From: Mark Stephanus Chandra <mark.chandra_at_gmail.com>
Date: Thu, 29 Oct 2009 21:54:55 +0700

Mark and Alex,

 

Thanks a lot for your explanation,

 

So, when the 3 way handshake is on progress, the lower MSS is gonna be
chosen and agreed between two sites, right ?

 

Regards

 

Mark

 

From: Mark Jackson [mailto:markcciejackson_at_gmail.com]
Sent: 29 Oktober 2009 20:13
To: Mark Stephanus Chandra
Cc: Cisco certification
Subject: Re: MSS vs MTU

 

TCP and IPv4 headers are 20 bytes long each, and IPv6 header is 40 bytes
long, so the MSS is equal to MTU minus 40 when using IPv4, and MTU minus 60
when using IPv6 (in most cases, MTU for Ethernet is 1500 bytes).

MSS and MTU are almost the same, yet not so much. MSS, which is the largest
segment (layer 4, yet not including the layer 4 header) that can fit on the
current physical medium. MTU, which is the largest packet (layer 3,
including the layer 3 header) that can be transmitted.
The MSS is used during the 3-way handshake of TCP to let each side know that
maximum segment size they can transmitt in a single frame. It's purpose is
to minimize IP fragmentation. However, that is only each side. Who only
knows what is in the middle.
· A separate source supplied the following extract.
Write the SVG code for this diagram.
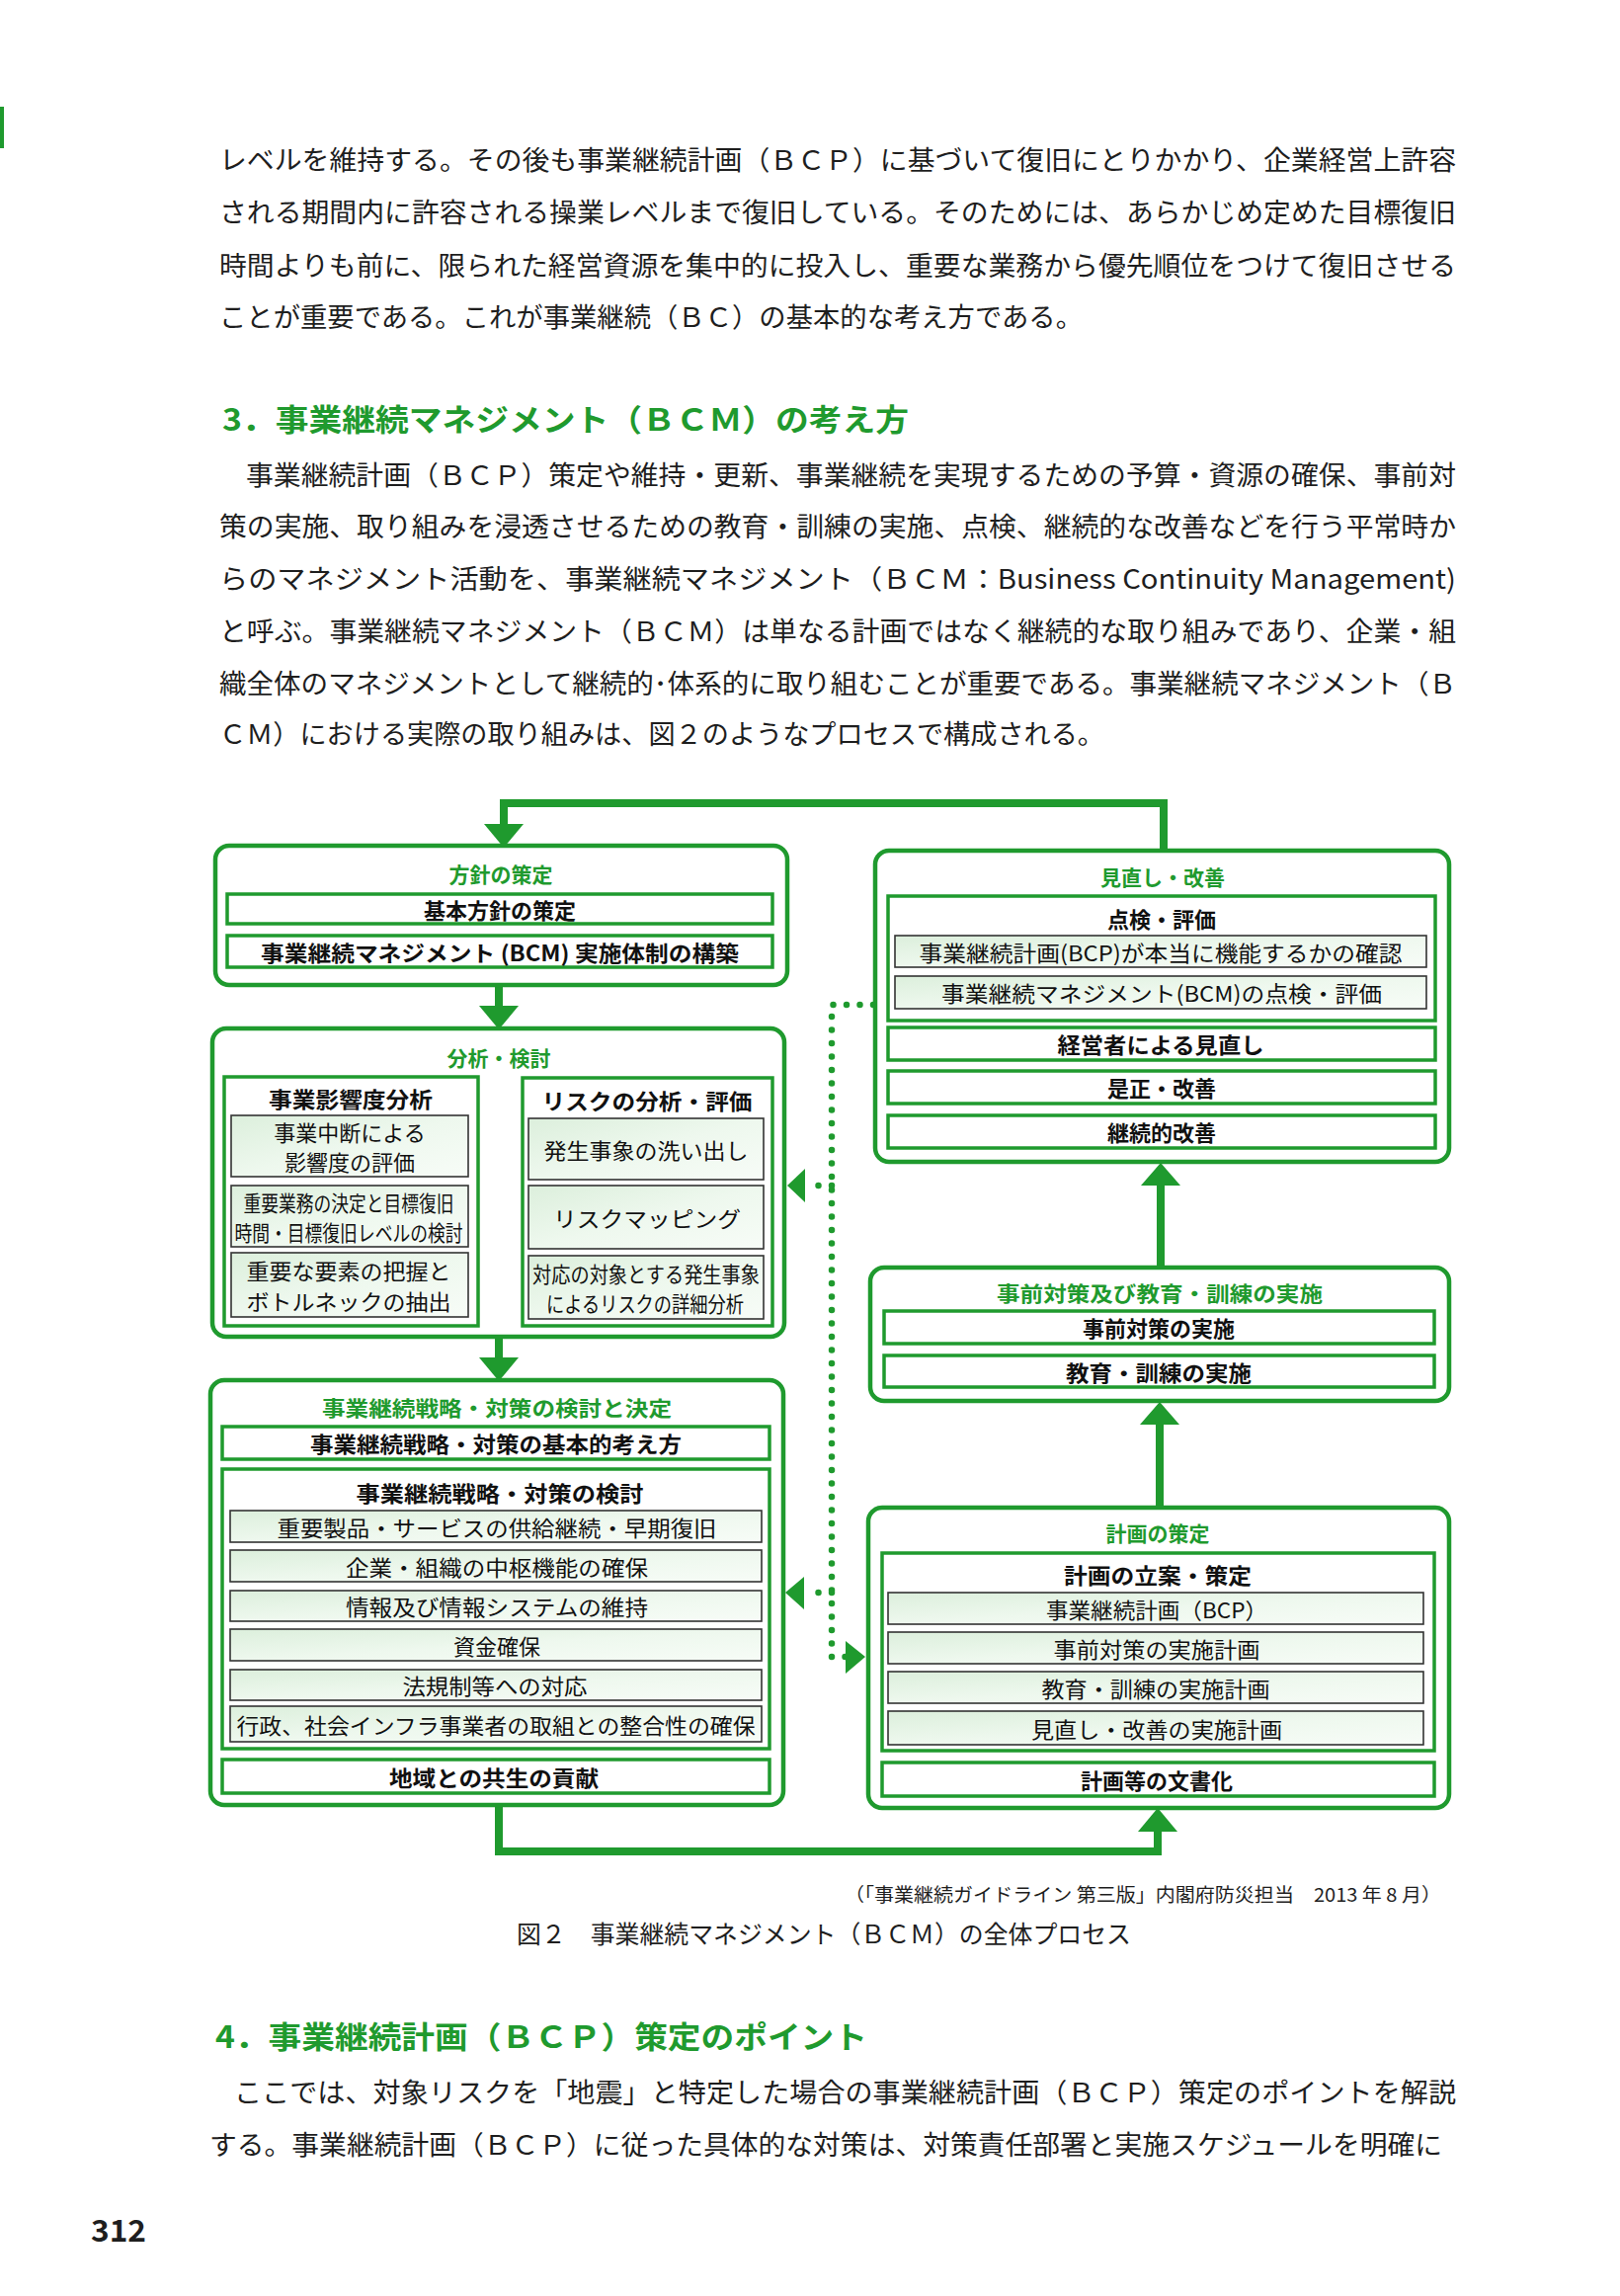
<svg xmlns="http://www.w3.org/2000/svg" width="1640" height="2324" viewBox="0 0 1640 2324">
<defs>
<style>
.body{font-family:"Noto Sans CJK JP","Noto Sans",sans-serif;font-size:27px;fill:#1e1e1e;dominant-baseline:central}
.h{font-family:"Noto Sans CJK JP","Noto Sans",sans-serif;font-size:31px;font-weight:700;fill:#1f9a2e;dominant-baseline:central}
.t{font-family:"Noto Sans CJK JP","Noto Sans",sans-serif;font-size:21px;font-weight:700;fill:#1f9a2e;text-anchor:middle;dominant-baseline:central}
.b{font-family:"Noto Sans CJK JP","Noto Sans",sans-serif;font-size:22px;font-weight:700;fill:#111;text-anchor:middle;dominant-baseline:central}
.n{font-family:"Noto Sans CJK JP","Noto Sans",sans-serif;font-size:22px;fill:#111;text-anchor:middle;dominant-baseline:central}
.cap{font-family:"Noto Sans CJK JP","Noto Sans",sans-serif;fill:#1e1e1e;dominant-baseline:central}
.outer{fill:#fff;stroke:#1f9a2e;stroke-width:4.5}
.frame{fill:#fff;stroke:#1f9a2e;stroke-width:3.5}
.item{fill:url(#lg);stroke:#333;stroke-width:1.6}
.conn{fill:none;stroke:#1f9a2e;stroke-width:8}
.dot{fill:none;stroke:#1f9a2e;stroke-width:6.5;stroke-linecap:round;stroke-dasharray:0 13.5}
.head{fill:#1f9a2e}
</style>
<linearGradient id="lg" x1="0" y1="0" x2="1" y2="1">
<stop offset="0" stop-color="#dcefdc"/>
<stop offset="0.5" stop-color="#eef8ee"/>
<stop offset="1" stop-color="#f7fcf7"/>
</linearGradient>
</defs>
<rect width="1640" height="2324" fill="#fff"/>
<rect x="0" y="108" width="4" height="42" fill="#1f9a2e"/>

<!-- body text -->
<g id="para1">
<text class="body" x="222" y="160" textLength="1252" lengthAdjust="spacingAndGlyphs">レベルを維持する。その後も事業継続計画（ＢＣＰ）に基づいて復旧にとりかかり、企業経営上許容</text>
<text class="body" x="222" y="213" textLength="1252" lengthAdjust="spacingAndGlyphs">される期間内に許容される操業レベルまで復旧している。そのためには、あらかじめ定めた目標復旧</text>
<text class="body" x="222" y="267" textLength="1252" lengthAdjust="spacingAndGlyphs">時間よりも前に、限られた経営資源を集中的に投入し、重要な業務から優先順位をつけて復旧させる</text>
<text class="body" x="222" y="319" textLength="874" lengthAdjust="spacingAndGlyphs">ことが重要である。これが事業継続（ＢＣ）の基本的な考え方である。</text>
</g>
<g id="heading3">
<text class="h" x="225" y="422" textLength="695" lengthAdjust="spacingAndGlyphs">3．事業継続マネジメント（ＢＣＭ）の考え方</text>
</g>
<g id="para2">
<text class="body" x="249" y="479" textLength="1225" lengthAdjust="spacingAndGlyphs">事業継続計画（ＢＣＰ）策定や維持・更新、事業継続を実現するための予算・資源の確保、事前対</text>
<text class="body" x="222" y="531" textLength="1252" lengthAdjust="spacingAndGlyphs">策の実施、取り組みを浸透させるための教育・訓練の実施、点検、継続的な改善などを行う平常時か</text>
<text class="body" x="222" y="584" textLength="1252" lengthAdjust="spacingAndGlyphs">らのマネジメント活動を、事業継続マネジメント（ＢＣＭ：Business Continuity Management)</text>
<text class="body" x="222" y="637" textLength="1252" lengthAdjust="spacingAndGlyphs">と呼ぶ。事業継続マネジメント（ＢＣＭ）は単なる計画ではなく継続的な取り組みであり、企業・組</text>
<text class="body" x="222" y="690" textLength="1252" lengthAdjust="spacingAndGlyphs">織全体のマネジメントとして継続的･体系的に取り組むことが重要である。事業継続マネジメント（Ｂ</text>
<text class="body" x="222" y="741" textLength="896" lengthAdjust="spacingAndGlyphs">ＣＭ）における実際の取り組みは、図２のようなプロセスで構成される。</text>
</g>

<!-- connectors -->
<g id="connectors">
<path class="conn" d="M1178 861 V813 H510 V836"/>
<polygon class="head" points="490,834 530,834 510,858"/>
<path class="conn" d="M505 997 V1020"/>
<polygon class="head" points="485,1018 525,1018 505,1042"/>
<path class="conn" d="M505 1353 V1376"/>
<polygon class="head" points="485,1374 525,1374 505,1398"/>
<path class="conn" d="M505 1827 V1874 H1172 V1852"/>
<polygon class="head" points="1152,1854 1192,1854 1172,1830"/>
<path class="conn" d="M1174 1526 V1440"/>
<polygon class="head" points="1154,1442 1194,1442 1174,1419"/>
<path class="conn" d="M1175 1283 V1198"/>
<polygon class="head" points="1155,1200 1195,1200 1175,1177"/>
<path class="conn" d="M496 1214 H514"/>
<polygon class="head" points="499,1200 499,1228 483,1214"/>
<polygon class="head" points="512,1200 512,1228 528,1214"/>
<path class="dot" d="M884 1017 H842 V1677"/>
<path class="dot" d="M842 1200 H820"/>
<polygon class="head" points="815,1183 815,1217 797,1200"/>
<path class="dot" d="M842 1612 H820"/>
<polygon class="head" points="814,1596 814,1629 795,1612"/>
<path class="dot" d="M842 1677 H856"/>
<polygon class="head" points="856,1661 856,1694 876,1677"/>
</g>

<!-- Box 1 -->
<g id="policy">
<rect class="outer" x="218" y="856" width="579" height="141" rx="14"/>
<text class="t" x="507" y="884">方針の策定</text>
<rect class="frame" x="230" y="905" width="552" height="30"/>
<text class="b" x="506" y="920">基本方針の策定</text>
<rect class="frame" x="230" y="947" width="552" height="32"/>
<text class="b" x="506" y="963" textLength="484" lengthAdjust="spacingAndGlyphs">事業継続マネジメント (BCM) 実施体制の構築</text>
</g>

<!-- Box 2 -->
<g id="analysis">
<rect class="outer" x="215" y="1041" width="579" height="312" rx="14"/>
<text class="t" x="505" y="1070">分析・検討</text>
<rect class="frame" x="227" y="1090" width="257" height="252"/>
<text class="b" x="355" y="1111" textLength="166" lengthAdjust="spacingAndGlyphs">事業影響度分析</text>
<rect class="item" x="234" y="1129" width="240" height="62"/>
<text class="n" x="354" y="1145">事業中断による</text>
<text class="n" x="354" y="1175">影響度の評価</text>
<rect class="item" x="234" y="1200" width="240" height="62"/>
<text class="n" x="353" y="1216" textLength="213" lengthAdjust="spacingAndGlyphs">重要業務の決定と目標復旧</text>
<text class="n" x="353" y="1246" textLength="231" lengthAdjust="spacingAndGlyphs">時間・目標復旧レベルの検討</text>
<rect class="item" x="234" y="1268" width="240" height="65"/>
<text class="n" x="353" y="1285" textLength="207" lengthAdjust="spacingAndGlyphs">重要な要素の把握と</text>
<text class="n" x="353" y="1316" textLength="207" lengthAdjust="spacingAndGlyphs">ボトルネックの抽出</text>
<rect class="frame" x="529" y="1091" width="253" height="251"/>
<text class="b" x="655" y="1113" textLength="213" lengthAdjust="spacingAndGlyphs">リスクの分析・評価</text>
<rect class="item" x="535" y="1132" width="238" height="62"/>
<text class="n" x="654" y="1163" textLength="207" lengthAdjust="spacingAndGlyphs">発生事象の洗い出し</text>
<rect class="item" x="535" y="1200" width="238" height="64"/>
<text class="n" x="655" y="1232" textLength="190" lengthAdjust="spacingAndGlyphs">リスクマッピング</text>
<rect class="item" x="535" y="1271" width="238" height="64"/>
<text class="n" x="654" y="1288" textLength="230" lengthAdjust="spacingAndGlyphs">対応の対象とする発生事象</text>
<text class="n" x="653" y="1318" textLength="200" lengthAdjust="spacingAndGlyphs">によるリスクの詳細分析</text>
</g>

<!-- Box 3 -->
<g id="strategy">
<rect class="outer" x="213" y="1397" width="580" height="430" rx="14"/>
<text class="t" x="503" y="1424" textLength="354" lengthAdjust="spacingAndGlyphs">事業継続戦略・対策の検討と決定</text>
<rect class="frame" x="225" y="1444" width="554" height="33"/>
<text class="b" x="502" y="1460" textLength="376" lengthAdjust="spacingAndGlyphs">事業継続戦略・対策の基本的考え方</text>
<rect class="frame" x="225" y="1487" width="554" height="283"/>
<text class="b" x="506" y="1510" textLength="291" lengthAdjust="spacingAndGlyphs">事業継続戦略・対策の検討</text>
<rect class="item" x="233" y="1529" width="538" height="32"/>
<text class="n" x="503" y="1545" textLength="445" lengthAdjust="spacingAndGlyphs">重要製品・サービスの供給継続・早期復旧</text>
<rect class="item" x="233" y="1569" width="538" height="32"/>
<text class="n" x="503" y="1585" textLength="306" lengthAdjust="spacingAndGlyphs">企業・組織の中枢機能の確保</text>
<rect class="item" x="233" y="1610" width="538" height="31"/>
<text class="n" x="503" y="1625" textLength="306" lengthAdjust="spacingAndGlyphs">情報及び情報システムの維持</text>
<rect class="item" x="233" y="1649" width="538" height="32"/>
<text class="n" x="503" y="1665">資金確保</text>
<rect class="item" x="233" y="1690" width="538" height="31"/>
<text class="n" x="501" y="1705" textLength="187" lengthAdjust="spacingAndGlyphs">法規制等への対応</text>
<rect class="item" x="233" y="1727" width="538" height="36"/>
<text class="n" x="502" y="1745" textLength="525" lengthAdjust="spacingAndGlyphs">行政、社会インフラ事業者の取組との整合性の確保</text>
<rect class="frame" x="225" y="1781" width="554" height="34"/>
<text class="b" x="500" y="1798" textLength="212" lengthAdjust="spacingAndGlyphs">地域との共生の貢献</text>
</g>

<!-- Box review -->
<g id="review">
<rect class="outer" x="886" y="861" width="581" height="315" rx="14"/>
<text class="t" x="1177" y="887">見直し・改善</text>
<rect class="frame" x="899" y="907" width="554" height="126"/>
<text class="b" x="1176" y="929">点検・評価</text>
<rect class="item" x="906" y="947" width="538" height="32"/>
<text class="n" x="1175" y="963" textLength="489" lengthAdjust="spacingAndGlyphs">事業継続計画(BCP)が本当に機能するかの確認</text>
<rect class="item" x="906" y="988" width="538" height="33"/>
<text class="n" x="1176" y="1004" textLength="446" lengthAdjust="spacingAndGlyphs">事業継続マネジメント(BCM)の点検・評価</text>
<rect class="frame" x="899" y="1040" width="554" height="33"/>
<text class="b" x="1175" y="1056" textLength="209" lengthAdjust="spacingAndGlyphs">経営者による見直し</text>
<rect class="frame" x="899" y="1084" width="554" height="33"/>
<text class="b" x="1176" y="1100">是正・改善</text>
<rect class="frame" x="899" y="1129" width="554" height="33"/>
<text class="b" x="1176" y="1145">継続的改善</text>
</g>

<!-- Box implementation -->
<g id="implementation">
<rect class="outer" x="881" y="1283" width="586" height="135" rx="14"/>
<text class="t" x="1174" y="1308" textLength="330" lengthAdjust="spacingAndGlyphs">事前対策及び教育・訓練の実施</text>
<rect class="frame" x="895" y="1327" width="557" height="33"/>
<text class="b" x="1173" y="1343">事前対策の実施</text>
<rect class="frame" x="895" y="1372" width="557" height="32"/>
<text class="b" x="1173" y="1388" textLength="188" lengthAdjust="spacingAndGlyphs">教育・訓練の実施</text>
</g>

<!-- Box plan -->
<g id="plan">
<rect class="outer" x="879" y="1526" width="588" height="304" rx="14"/>
<text class="t" x="1172" y="1551">計画の策定</text>
<rect class="frame" x="893" y="1572" width="559" height="200"/>
<text class="b" x="1172" y="1593" textLength="190" lengthAdjust="spacingAndGlyphs">計画の立案・策定</text>
<rect class="item" x="899" y="1612" width="542" height="32"/>
<text class="n" x="1171" y="1628" textLength="224" lengthAdjust="spacingAndGlyphs">事業継続計画（BCP）</text>
<rect class="item" x="899" y="1652" width="542" height="32"/>
<text class="n" x="1171" y="1668" textLength="209" lengthAdjust="spacingAndGlyphs">事前対策の実施計画</text>
<rect class="item" x="899" y="1692" width="542" height="32"/>
<text class="n" x="1170" y="1708" textLength="231" lengthAdjust="spacingAndGlyphs">教育・訓練の実施計画</text>
<rect class="item" x="899" y="1732" width="542" height="34"/>
<text class="n" x="1171" y="1749" textLength="254" lengthAdjust="spacingAndGlyphs">見直し・改善の実施計画</text>
<rect class="frame" x="893" y="1784" width="559" height="34"/>
<text class="b" x="1171" y="1801">計画等の文書化</text>
</g>

<!-- captions -->
<g id="captions">
<text class="cap" x="1459" y="1916" font-size="19" text-anchor="end" textLength="604" lengthAdjust="spacingAndGlyphs">（「事業継続ガイドライン 第三版」内閣府防災担当　2013 年 8 月）</text>
<text class="cap" x="523" y="1956" font-size="25" textLength="622" lengthAdjust="spacingAndGlyphs">図２　事業継続マネジメント（ＢＣＭ）の全体プロセス</text>
</g>
<g id="heading4">
<text class="h" x="218" y="2059" textLength="660" lengthAdjust="spacingAndGlyphs">4．事業継続計画（ＢＣＰ）策定のポイント</text>
</g>
<g id="para3">
<text class="body" x="237" y="2116" textLength="1237" lengthAdjust="spacingAndGlyphs">ここでは、対象リスクを「地震」と特定した場合の事業継続計画（ＢＣＰ）策定のポイントを解説</text>
<text class="body" x="212" y="2169" textLength="1248" lengthAdjust="spacingAndGlyphs">する。事業継続計画（ＢＣＰ）に従った具体的な対策は、対策責任部署と実施スケジュールを明確に</text>
</g>
<g id="pagenum">
<text class="cap" x="92" y="2255" font-size="31" font-weight="700" textLength="56" lengthAdjust="spacingAndGlyphs">312</text>
</g>
</svg>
That is why each entity in between must know
what its MTU size is in case fragmentation is required somewhere along the
path.

Hopefully that helps.

Thanks kindly.

 

On Thu, Oct 29, 2009 at 3:13 AM, Mark Stephanus Chandra
<mark.chandra_at_gmail.com> wrote:

Can Anyone tell me what is the difference between MSS and MTU ?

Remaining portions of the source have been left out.